The Banshees Of Inisherin is the sad, funny, devastating film of the year
Hype is building ahead of awards season and here is a film that will surely be a contender. With The Banshees Of Inisherin, director Martin McDonagh returns five years on from his Oscar-winning Three Billboards Outside of Ebbing, Missouri, with one of the best films of the year.
It’s set in the 1920s on a small town off the coast of Ireland, where the slow pace of life feels at odds with the civil war happening on the mainland. Pádraic (Colin Farrell), a nice but dim farmer, looks forward to his afternoon chats at the pub with best friend Colm (Brendan Gleeson). One day, he’s shocked to find that Colm simply doesn’t want to be friends anymore, and the small tiff begins to spirtal into a bitter and bloody feud.

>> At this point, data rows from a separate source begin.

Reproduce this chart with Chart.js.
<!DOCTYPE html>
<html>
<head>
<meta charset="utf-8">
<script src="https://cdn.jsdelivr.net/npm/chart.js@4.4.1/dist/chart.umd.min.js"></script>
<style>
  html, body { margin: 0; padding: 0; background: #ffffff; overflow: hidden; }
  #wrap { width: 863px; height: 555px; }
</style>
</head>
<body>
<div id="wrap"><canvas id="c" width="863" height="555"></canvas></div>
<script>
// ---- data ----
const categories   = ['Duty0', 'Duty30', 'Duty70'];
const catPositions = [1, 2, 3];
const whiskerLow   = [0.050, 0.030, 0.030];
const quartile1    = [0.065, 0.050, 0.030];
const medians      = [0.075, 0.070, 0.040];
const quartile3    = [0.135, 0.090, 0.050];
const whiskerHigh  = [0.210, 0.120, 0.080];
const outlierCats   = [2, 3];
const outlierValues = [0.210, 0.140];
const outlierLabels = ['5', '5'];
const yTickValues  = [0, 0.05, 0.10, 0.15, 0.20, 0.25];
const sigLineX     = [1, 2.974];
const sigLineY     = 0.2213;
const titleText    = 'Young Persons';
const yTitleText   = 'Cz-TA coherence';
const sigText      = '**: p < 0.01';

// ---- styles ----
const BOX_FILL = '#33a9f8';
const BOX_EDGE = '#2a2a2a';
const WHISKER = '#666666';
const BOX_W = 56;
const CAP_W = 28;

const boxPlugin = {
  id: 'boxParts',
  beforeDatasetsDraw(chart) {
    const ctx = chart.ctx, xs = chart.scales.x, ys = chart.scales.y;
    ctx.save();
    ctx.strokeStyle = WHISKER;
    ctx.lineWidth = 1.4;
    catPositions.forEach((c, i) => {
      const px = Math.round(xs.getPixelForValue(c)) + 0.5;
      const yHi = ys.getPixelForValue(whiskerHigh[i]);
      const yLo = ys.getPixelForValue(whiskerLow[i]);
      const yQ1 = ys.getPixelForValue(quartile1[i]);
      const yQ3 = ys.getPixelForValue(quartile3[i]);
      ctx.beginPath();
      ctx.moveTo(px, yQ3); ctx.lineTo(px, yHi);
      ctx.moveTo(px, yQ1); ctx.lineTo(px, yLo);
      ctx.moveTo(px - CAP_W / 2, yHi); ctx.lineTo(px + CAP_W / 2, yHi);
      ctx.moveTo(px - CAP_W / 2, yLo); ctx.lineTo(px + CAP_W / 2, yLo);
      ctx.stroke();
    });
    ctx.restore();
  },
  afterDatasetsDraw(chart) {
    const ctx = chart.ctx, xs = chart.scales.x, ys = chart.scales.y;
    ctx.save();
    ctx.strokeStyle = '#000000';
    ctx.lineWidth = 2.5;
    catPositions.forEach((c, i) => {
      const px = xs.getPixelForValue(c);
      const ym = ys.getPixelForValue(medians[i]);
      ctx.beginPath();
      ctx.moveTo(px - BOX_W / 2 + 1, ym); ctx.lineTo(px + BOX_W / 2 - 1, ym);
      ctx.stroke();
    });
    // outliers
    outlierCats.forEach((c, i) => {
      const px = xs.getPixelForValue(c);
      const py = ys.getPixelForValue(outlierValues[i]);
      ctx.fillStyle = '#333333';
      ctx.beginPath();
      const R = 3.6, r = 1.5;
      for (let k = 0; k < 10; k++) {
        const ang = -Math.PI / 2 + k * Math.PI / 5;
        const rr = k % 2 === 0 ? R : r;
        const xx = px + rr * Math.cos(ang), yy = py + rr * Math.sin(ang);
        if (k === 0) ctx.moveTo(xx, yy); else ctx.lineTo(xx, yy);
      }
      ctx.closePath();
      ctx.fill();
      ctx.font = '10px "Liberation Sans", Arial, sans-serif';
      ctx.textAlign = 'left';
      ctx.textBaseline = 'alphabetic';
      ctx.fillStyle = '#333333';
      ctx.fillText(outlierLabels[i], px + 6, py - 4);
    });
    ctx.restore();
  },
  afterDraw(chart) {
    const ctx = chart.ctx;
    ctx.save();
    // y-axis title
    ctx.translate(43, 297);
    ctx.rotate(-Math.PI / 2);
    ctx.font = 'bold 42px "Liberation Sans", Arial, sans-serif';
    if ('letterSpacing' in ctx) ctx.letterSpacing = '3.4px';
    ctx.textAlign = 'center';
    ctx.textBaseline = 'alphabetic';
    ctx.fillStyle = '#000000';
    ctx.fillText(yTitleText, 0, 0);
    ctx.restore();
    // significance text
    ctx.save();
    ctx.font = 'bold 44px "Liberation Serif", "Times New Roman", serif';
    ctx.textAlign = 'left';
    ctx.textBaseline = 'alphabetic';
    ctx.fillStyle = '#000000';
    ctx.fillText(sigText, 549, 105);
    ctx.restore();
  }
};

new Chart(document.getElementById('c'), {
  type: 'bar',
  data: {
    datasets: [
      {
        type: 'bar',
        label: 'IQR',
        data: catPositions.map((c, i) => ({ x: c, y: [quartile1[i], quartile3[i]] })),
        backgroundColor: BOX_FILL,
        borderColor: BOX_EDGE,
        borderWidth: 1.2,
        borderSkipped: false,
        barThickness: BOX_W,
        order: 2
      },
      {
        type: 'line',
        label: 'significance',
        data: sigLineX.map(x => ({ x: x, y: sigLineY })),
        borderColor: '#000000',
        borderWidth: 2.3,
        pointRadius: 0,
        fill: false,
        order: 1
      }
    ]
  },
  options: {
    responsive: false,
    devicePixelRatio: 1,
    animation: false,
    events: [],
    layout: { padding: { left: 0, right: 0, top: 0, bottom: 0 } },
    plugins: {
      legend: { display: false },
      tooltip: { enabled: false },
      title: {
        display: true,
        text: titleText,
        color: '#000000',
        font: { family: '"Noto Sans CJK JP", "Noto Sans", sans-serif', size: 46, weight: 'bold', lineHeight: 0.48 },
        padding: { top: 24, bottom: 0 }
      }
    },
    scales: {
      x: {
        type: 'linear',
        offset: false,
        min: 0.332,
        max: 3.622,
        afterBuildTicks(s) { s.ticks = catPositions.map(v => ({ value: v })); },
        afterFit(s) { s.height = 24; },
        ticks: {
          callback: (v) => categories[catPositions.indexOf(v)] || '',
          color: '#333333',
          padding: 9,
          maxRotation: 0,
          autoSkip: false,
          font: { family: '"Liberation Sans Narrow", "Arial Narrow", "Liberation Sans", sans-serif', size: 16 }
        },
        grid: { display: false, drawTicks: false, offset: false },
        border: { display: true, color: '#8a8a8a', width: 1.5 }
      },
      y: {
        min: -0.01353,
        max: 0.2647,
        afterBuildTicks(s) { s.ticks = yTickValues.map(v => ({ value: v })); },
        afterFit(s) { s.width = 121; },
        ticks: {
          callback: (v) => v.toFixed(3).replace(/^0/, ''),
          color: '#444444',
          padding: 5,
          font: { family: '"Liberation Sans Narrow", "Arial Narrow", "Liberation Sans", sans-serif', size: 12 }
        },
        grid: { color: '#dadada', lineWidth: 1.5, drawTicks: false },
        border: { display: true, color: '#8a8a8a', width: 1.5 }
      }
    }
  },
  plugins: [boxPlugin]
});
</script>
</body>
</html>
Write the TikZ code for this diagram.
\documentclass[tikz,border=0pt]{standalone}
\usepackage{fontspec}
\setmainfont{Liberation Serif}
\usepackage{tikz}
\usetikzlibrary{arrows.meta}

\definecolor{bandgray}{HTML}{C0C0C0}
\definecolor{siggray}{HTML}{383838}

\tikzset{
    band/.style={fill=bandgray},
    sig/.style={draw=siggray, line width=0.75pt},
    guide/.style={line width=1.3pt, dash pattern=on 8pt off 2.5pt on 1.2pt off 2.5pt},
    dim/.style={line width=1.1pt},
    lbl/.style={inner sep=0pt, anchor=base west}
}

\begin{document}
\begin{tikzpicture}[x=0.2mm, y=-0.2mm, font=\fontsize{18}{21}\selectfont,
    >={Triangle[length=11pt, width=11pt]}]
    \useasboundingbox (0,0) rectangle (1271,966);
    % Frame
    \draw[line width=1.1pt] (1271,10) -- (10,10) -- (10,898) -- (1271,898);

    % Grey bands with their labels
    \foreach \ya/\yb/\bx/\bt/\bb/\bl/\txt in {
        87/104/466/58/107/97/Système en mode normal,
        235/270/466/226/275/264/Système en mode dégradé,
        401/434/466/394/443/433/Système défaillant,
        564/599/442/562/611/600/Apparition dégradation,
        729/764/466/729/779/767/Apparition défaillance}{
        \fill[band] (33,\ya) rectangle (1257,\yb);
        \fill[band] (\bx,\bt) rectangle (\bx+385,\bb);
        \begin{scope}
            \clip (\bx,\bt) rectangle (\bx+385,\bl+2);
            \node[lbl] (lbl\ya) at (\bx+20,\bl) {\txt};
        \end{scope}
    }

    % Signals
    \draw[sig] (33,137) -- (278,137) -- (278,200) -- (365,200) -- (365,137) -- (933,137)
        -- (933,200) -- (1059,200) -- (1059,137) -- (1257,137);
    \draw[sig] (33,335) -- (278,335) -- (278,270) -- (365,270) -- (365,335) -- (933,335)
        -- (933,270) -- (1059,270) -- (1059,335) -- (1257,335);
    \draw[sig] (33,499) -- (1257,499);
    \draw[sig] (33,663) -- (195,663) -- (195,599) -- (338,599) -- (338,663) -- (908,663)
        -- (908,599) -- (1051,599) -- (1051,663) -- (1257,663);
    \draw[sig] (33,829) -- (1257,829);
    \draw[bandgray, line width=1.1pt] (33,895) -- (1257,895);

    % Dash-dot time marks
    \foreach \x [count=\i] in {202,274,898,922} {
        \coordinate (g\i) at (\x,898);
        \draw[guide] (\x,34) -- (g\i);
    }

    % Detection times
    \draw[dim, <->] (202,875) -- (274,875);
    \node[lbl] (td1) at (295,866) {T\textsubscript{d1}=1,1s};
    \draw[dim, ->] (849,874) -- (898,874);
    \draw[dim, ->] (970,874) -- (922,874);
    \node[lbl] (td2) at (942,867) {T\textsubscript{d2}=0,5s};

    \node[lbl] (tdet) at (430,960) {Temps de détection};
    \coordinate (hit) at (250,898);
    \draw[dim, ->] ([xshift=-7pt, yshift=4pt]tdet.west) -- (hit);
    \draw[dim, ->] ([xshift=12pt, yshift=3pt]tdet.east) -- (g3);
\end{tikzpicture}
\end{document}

Like Three Billboards…, the story blossoms when a small personal matter blows out of all proportion. It’s decidedly funnier than its predecessor, however, serving up clever humour to hook and cook you before the twists get you gasping.
McDonagh’s strength is the slow burn; he brings a lot of seemingly unrelated elements together in a way that knocks you from your seat. There’s also a topicality to the psychological turmoil unfolding: characters ponder legacy, art, and the merits of being nice without ever feeling dense. For a film set a century ago, it feels incredibly now.
Gleeson and Farrell have both worked with McDonagh before, most memorably in 2008’s In Bruges. These are different characters with a different dynamic, but the chemistry is still absolute magic. Gleeson gets the bigger laughs with Colm, a simmering pot of self-pity whose dismissal of his friend hides a deep-rooted fear of being forgotten. But it’s a tribute to both performances that your sympathies will likely shift several times before the end.
There are also wonderfully passionate supporting turns from Kerry Condon as Pádraic’s sister Siobhán and Barry Keoghan as village idiot Dominic.
A hilarious and dark morality tale, The Banshees of Inisherin makes a huge impression. Let’s hope its journey continues through Oscar season 2023.